Electronic filings will not be accepted if any of the above-identified conditions exist.
Proceedings will be instituted, and the filing fee charged in the following circumstances:
- (1) If a petition to cancel a Principal Register registration that is more than five years old does not allege any ground upon which such a registration can be cancelled (see Trademark Act § 14, 15 U.S.C. § 1064 ), the cancellation will be instituted and the Board will issue an order to show cause why the petition should not be dismissed for failure to state a claim. Note that when filing a petition for cancellation online using ESTTA, time-barred grounds for cancellation are not presented as an option.
- (2) If a petition for cancellation is filed with respect to a registration which, at the time of the filing of the petition, was not a "live" registration (e.g., the time for filing an affidavit of use under Trademark Act § 8, 15 U.S.C. § 1058, had expired, and no acceptable affidavit had been filed; the registration had already been cancelled as the result of a previous cancellation proceeding), the proceeding will be instituted, and then dismissed as moot.

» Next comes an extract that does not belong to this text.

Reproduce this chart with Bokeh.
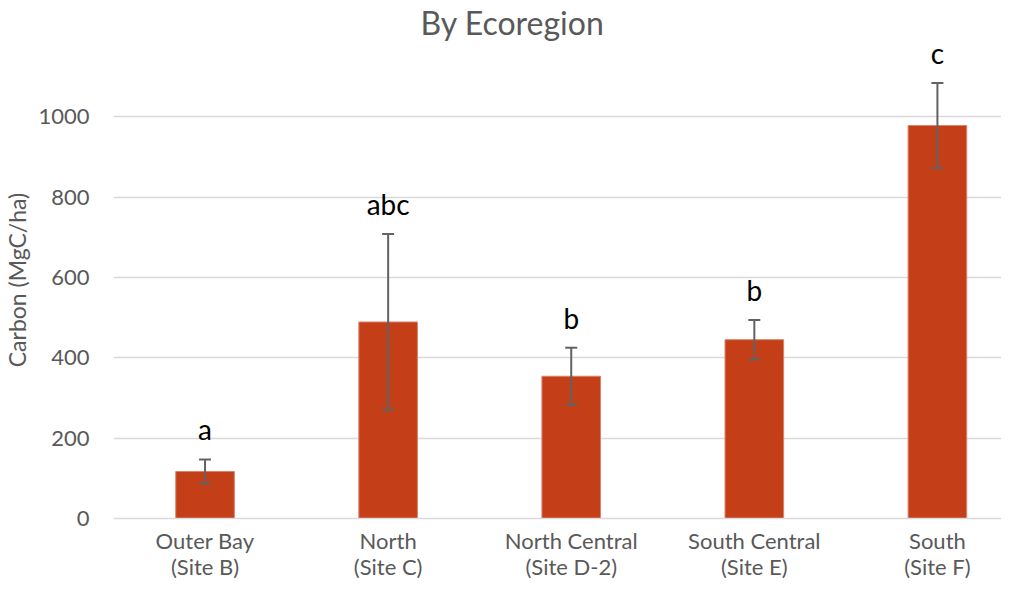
from bokeh.plotting import figure
from bokeh.models import ColumnDataSource, Whisker, TeeHead, Range1d, FixedTicker
from bokeh.core.properties import value
from bokeh.embed import file_html
from bokeh.resources import INLINE

regions = ["Outer Bay", "North", "North Central", "South Central", "South"]
sites = ["(Site B)", "(Site C)", "(Site D-2)", "(Site E)", "(Site F)"]
carbon = [117, 489, 354, 445, 978]
errors = [30, 219, 71, 49, 106]
letters = ["a", "abc", "b", "b", "c"]
y_ticks = [0, 200, 400, 600, 800, 1000]

FONT = "Lato"
GRAY = "#595959"

xs = [i + 0.5 for i in range(len(regions))]
upper = [c + e for c, e in zip(carbon, errors)]
lower = [c - e for c, e in zip(carbon, errors)]
src = ColumnDataSource(dict(x=xs, carbon=carbon, upper=upper, lower=lower, letters=letters))

p = figure(width=1001, height=582, output_backend="svg", toolbar_location=None,
           x_range=Range1d(0, 4.85), y_range=Range1d(0, 1187),
           min_border_left=107, min_border_right=0, min_border_top=34, min_border_bottom=40,
           title="By Ecoregion")
p.outline_line_color = None
p.background_fill_color = "white"
p.border_fill_color = "white"

p.title.align = "left"
p.title.offset = 307
p.title.text_font = FONT
p.title.text_font_size = "32px"
p.title.text_line_height = 0.9
p.title.text_font_style = "normal"
p.title.text_color = GRAY
p.title.standoff = 0

p.vbar(x="x", top="carbon", width=0.32, source=src, fill_color="#C43E17",
       line_color="#D9826A", line_width=1)

w = Whisker(base="x", upper="upper", lower="lower", source=src, line_color="#626262",
            line_width=2, level="overlay",
            upper_head=TeeHead(size=12, line_color="#626262", line_width=2),
            lower_head=TeeHead(size=12, line_color="#626262", line_width=2))
p.add_layout(w)

p.text(x="x", y="upper", text="letters", source=src, text_align="center",
       text_baseline="middle", y_offset=-30, text_font=value(FONT),
       text_font_size="28px", text_color="black")

ax = p.xaxis[0]
ax.ticker = FixedTicker(ticks=xs)
ax.major_label_overrides = {x: f"{r}\n{s}" for x, r, s in zip(xs, regions, sites)}
ax.major_tick_line_color = None
ax.minor_tick_line_color = None
ax.major_tick_out = 0
ax.major_tick_in = 0
ax.minor_tick_out = 0
ax.axis_label_standoff = 0
ax.axis_line_color = "#D9D9D9"
ax.axis_line_width = 1.5
ax.major_label_text_font = FONT
ax.major_label_text_font_size = "22px"
ax.major_label_text_line_height = 0.98
ax.major_label_text_color = GRAY
ax.major_label_standoff = 8

p.yaxis.ticker = FixedTicker(ticks=y_ticks)
p.yaxis.axis_line_color = None
p.yaxis.major_tick_line_color = None
p.yaxis.minor_tick_line_color = None
p.yaxis.major_label_text_font = FONT
p.yaxis.major_label_text_font_size = "22px"
p.yaxis.major_label_text_color = GRAY
p.yaxis.major_label_standoff = 18
p.yaxis.axis_label = "Carbon (MgC/ha)"
p.yaxis.axis_label_text_font = FONT
p.yaxis.axis_label_text_font_size = "23px"
p.yaxis.axis_label_text_font_style = "normal"
p.yaxis.axis_label_text_color = GRAY
p.yaxis.axis_label_standoff = 4

p.xgrid.grid_line_color = None
p.ygrid.ticker = FixedTicker(ticks=y_ticks[1:])
p.ygrid.grid_line_color = "#D9D9D9"
p.ygrid.grid_line_width = 1.5

open("out.html", "w").write(file_html(p, INLINE))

- (3) If a party files an opposition or a petition for cancellation, and immediately thereafter changes its mind, and requests that the opposition or petition for cancellation not be instituted and that the papers be returned, the request ordinarily will be denied, and the proceeding will be instituted, unless there is a defect in the opposition or petition for cancellation which precludes institution, in which case no proceeding will be instituted, and any submitted fee will be refunded.
When the Board finds that it erroneously instituted a proceeding, the proceeding will be dismissed as a nullity. A refund will be issued in most circumstances involving dismissal as a nullity (e.g., institution of duplicate proceedings). All submissions will be retained by the Board under the assigned proceeding number, pursuant to the applicable retention policy.